Cassette From My Ex
the stories and soundtracks of your earliest loves
Why I Like It: It’s emotional, earnest, and touching. I like it because it speaks. It speaks in the same way High Fidelity speaks. In the same was the first mix tape anyone ever made me spoke.
It spoke, I listened, and that was that. Everything changed.
My musical tastes are pretty eclectic. I like almost everything (if we’re talking genre) and a very limited amount of things (if we’re talking songs). I like classical music and serious rap. I like opera, country and punk. I like, I like, I like. That’s me. But the thing I like most is sharing the things I like with other people. And I’m pretty sure that’s because of that very first tape. That very first mix.
I can’t remember if I was already totally enamoured with the first guy who made me a mix tape of if it was the mix tape that tipped the scales. I really can’t. I don’t know where that first tape falls in the chronology. I just know it was important.
So much care used to go into the process. When I look at that first mix, I can see the work he put into it, from the track list, to the pacing, to the deliberate setting of a particular mood. In retrospect, a lot of the music was terrible, but at the time I couldn’t see that. I couldn’t hear it. That small aspect of the bigger thing that was the tape didn’t seem to matter. It was about more than just the music.
I don’t even have a tape deck anymore, and I’ve considered getting rid of the tape (of all the tapes) many times, but the truth is, I don’t think I will. They mean way too much. Nothing, and way too much at the same time. They’re little bits of tangible nostalgia. Little bits of life recorded.
Lately, I’ve been making a lot of mixes. I don’t use tapes anymore (obviously). I tend to burn CDs from MP3s. But I put in the same sort of care I did when I was still making tapes. I make liner notes, covers, little pieces of art. I name the albums. And every time I do it, I take my cue from that first tape. That first tape that was made with so much care, just for me.
The latest mix I made was for my new friend Kathleen. I have a bit of a girl crush on her at the moment, which I guess explains things. I’ve had a lot of crushes lately. There’ve been so many new people in my life this year. As a result, I’ve made a lot of mixes. Here’s a list of last five – all compiled in the last three months:
Yesterday That Wasn’t There
The Arc of a Love Affair (It’s a Concept Album)

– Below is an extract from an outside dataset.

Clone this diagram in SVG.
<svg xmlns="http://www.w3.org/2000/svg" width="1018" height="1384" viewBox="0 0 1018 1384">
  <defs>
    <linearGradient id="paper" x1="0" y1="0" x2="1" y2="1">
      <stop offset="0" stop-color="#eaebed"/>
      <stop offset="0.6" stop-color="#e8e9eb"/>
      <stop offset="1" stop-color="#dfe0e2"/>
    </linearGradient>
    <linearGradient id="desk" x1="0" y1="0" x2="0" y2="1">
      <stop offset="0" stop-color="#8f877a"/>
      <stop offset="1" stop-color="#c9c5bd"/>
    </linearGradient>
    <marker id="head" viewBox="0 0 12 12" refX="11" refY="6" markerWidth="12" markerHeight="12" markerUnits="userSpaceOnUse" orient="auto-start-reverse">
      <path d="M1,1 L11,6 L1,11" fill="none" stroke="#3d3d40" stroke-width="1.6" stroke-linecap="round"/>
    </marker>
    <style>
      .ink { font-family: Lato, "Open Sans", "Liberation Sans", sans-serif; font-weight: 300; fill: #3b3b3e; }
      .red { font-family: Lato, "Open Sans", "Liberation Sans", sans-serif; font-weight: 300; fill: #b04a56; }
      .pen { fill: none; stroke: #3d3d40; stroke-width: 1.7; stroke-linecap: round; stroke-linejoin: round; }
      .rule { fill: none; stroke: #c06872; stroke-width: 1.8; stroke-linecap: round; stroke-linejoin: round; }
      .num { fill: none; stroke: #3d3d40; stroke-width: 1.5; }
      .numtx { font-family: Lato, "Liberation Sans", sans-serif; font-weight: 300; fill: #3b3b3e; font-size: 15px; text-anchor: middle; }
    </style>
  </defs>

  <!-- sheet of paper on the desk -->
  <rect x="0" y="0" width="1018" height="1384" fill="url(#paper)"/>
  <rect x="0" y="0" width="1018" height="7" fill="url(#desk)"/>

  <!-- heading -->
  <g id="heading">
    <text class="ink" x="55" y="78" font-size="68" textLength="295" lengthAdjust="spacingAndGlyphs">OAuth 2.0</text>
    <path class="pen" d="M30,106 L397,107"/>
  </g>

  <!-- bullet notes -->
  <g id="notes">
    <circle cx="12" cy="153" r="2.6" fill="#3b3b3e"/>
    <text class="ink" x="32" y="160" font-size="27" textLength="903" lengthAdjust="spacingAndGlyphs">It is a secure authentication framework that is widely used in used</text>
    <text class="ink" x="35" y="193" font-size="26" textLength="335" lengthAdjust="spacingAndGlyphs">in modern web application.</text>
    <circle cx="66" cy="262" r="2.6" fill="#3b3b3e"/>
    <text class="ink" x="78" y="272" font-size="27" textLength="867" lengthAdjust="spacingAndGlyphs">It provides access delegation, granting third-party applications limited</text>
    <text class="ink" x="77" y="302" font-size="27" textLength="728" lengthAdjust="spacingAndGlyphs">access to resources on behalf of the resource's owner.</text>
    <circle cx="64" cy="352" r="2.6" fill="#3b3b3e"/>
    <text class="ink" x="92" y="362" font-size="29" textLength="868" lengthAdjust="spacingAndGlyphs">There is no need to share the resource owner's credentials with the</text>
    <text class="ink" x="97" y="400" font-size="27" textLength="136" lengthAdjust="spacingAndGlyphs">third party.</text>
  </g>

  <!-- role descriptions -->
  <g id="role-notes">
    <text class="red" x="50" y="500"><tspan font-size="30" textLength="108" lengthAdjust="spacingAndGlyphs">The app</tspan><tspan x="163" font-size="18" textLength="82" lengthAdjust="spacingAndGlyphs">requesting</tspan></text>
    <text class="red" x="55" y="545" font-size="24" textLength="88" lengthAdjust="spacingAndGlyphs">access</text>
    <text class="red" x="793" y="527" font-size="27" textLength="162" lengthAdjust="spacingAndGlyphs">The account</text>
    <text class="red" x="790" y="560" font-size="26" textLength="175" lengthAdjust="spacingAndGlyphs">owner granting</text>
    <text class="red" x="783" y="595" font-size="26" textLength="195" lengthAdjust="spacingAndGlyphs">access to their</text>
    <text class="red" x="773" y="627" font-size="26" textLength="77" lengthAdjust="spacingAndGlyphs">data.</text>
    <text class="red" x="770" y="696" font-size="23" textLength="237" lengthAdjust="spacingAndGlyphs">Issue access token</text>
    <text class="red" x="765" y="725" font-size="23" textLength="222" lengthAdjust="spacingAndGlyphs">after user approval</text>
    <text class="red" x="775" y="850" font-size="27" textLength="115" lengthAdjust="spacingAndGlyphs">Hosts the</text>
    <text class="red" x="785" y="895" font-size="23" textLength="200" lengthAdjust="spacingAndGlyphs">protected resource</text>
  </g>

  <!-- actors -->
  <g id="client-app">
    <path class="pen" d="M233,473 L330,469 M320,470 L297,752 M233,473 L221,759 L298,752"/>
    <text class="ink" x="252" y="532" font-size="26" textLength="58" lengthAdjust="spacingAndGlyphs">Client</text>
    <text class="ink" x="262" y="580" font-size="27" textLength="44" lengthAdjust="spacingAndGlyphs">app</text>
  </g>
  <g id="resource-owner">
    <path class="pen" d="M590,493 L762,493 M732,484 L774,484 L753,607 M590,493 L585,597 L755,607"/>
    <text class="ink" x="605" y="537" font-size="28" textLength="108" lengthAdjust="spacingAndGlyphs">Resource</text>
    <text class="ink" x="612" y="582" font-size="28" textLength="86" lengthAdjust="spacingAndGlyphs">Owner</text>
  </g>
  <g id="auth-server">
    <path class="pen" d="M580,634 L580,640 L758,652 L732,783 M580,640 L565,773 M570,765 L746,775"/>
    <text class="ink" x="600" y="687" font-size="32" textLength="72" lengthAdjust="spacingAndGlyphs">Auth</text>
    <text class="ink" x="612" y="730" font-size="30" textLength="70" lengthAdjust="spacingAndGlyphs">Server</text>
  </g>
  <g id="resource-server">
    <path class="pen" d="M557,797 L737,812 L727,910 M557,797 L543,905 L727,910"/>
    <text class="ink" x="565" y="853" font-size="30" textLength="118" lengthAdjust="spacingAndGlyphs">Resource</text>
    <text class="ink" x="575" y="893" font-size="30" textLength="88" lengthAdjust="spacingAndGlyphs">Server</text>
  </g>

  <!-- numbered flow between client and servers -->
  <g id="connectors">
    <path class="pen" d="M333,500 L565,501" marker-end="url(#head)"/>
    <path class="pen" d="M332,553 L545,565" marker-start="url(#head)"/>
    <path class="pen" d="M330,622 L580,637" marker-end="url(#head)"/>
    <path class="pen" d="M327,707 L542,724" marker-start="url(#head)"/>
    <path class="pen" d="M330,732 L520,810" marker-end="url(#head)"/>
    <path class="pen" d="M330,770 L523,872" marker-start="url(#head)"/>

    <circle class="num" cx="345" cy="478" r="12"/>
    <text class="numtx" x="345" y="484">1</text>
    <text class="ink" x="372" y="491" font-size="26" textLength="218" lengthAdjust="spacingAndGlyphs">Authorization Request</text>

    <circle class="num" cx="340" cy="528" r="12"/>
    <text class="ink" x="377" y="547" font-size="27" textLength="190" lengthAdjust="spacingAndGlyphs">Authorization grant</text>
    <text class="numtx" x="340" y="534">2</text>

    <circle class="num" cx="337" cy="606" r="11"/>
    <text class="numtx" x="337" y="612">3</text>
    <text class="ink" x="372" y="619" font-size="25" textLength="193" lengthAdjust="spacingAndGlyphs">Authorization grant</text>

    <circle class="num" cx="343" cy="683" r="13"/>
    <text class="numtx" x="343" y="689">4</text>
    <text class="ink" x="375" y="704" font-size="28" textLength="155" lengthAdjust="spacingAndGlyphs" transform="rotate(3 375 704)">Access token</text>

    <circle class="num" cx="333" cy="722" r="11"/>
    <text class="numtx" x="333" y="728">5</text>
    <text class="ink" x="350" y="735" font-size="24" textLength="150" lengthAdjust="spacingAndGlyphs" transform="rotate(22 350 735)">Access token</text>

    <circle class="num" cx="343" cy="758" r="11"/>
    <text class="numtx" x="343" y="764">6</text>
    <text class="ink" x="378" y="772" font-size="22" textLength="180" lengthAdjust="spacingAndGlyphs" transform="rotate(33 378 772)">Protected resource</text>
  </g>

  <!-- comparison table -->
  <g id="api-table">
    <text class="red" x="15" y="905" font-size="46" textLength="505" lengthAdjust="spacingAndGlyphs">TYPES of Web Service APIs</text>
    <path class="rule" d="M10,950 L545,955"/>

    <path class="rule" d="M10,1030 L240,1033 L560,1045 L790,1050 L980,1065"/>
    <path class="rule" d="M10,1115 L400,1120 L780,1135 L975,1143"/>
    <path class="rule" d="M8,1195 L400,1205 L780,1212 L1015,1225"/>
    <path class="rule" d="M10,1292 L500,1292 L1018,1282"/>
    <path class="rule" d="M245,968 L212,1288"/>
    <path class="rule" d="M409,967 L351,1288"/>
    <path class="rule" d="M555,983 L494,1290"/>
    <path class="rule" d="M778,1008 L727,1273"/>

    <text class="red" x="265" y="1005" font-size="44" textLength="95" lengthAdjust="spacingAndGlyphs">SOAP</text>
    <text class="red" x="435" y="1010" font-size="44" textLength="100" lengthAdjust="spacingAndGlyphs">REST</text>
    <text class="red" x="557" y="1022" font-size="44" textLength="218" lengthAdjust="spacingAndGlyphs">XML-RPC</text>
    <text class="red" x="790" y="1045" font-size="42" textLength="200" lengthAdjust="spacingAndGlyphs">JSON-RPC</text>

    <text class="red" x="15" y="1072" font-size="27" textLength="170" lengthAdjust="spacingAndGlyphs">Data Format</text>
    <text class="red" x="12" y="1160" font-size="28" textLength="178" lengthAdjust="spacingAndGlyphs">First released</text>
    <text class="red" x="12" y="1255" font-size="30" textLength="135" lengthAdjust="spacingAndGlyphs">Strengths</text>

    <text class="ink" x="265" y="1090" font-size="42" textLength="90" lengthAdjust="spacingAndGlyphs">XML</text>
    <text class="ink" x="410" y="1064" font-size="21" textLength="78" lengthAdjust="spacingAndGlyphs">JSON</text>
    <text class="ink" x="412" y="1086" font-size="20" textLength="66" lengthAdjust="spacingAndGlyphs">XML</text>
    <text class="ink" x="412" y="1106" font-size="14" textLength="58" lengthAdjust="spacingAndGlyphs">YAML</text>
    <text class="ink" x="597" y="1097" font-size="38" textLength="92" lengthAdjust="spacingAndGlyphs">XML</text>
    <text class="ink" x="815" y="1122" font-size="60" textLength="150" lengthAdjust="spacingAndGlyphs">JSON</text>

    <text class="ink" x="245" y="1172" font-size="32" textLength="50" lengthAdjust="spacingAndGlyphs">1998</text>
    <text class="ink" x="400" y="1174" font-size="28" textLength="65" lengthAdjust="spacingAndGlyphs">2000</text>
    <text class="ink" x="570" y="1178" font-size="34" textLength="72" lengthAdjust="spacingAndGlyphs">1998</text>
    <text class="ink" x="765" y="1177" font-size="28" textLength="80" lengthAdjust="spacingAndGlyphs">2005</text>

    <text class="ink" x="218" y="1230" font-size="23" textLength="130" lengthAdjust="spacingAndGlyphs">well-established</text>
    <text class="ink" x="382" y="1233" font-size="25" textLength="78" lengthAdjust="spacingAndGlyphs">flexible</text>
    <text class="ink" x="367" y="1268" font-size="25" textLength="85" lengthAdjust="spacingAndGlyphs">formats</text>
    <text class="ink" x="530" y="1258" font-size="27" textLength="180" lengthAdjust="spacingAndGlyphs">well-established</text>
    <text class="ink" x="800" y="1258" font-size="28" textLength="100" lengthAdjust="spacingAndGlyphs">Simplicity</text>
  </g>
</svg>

On The Other Hand… You Have Different Fingers
Beautiful, Sad and True?
The Cheese Stands Alone!
It’s ridiculous, I know. But people seem to appreciate it nonetheless. And that makes me happy. It doesn’t even bother me that nobody’s made ME a mix in ages. In years. (In fact, in so long, I can’t even remember the last one.) I really don’t mind. (I’m not being sarcastic here, I swear.) It would be nice, sure. I’m sure I’d be charmed. But it’s not about that. What I really care about - what I really love – is making tapes for everyone else. I like watching my new friends put their earphones on. I like watching their features as the music changes. I like hearing what they hear. It makes things new again. It makes things fresh. And I hope (I hope!) it makes them happy.
Because that – making them happy – is what makes me happiest of all.
Thanks for reading the web-series guys. I hope you liked it. It was fun to share some sites with you.
In exactly one hour, it will be my birthday. I feel good right now. Tired, and busy and happy. Happier than I’ve been in ages. I’ll blog again tomorrow.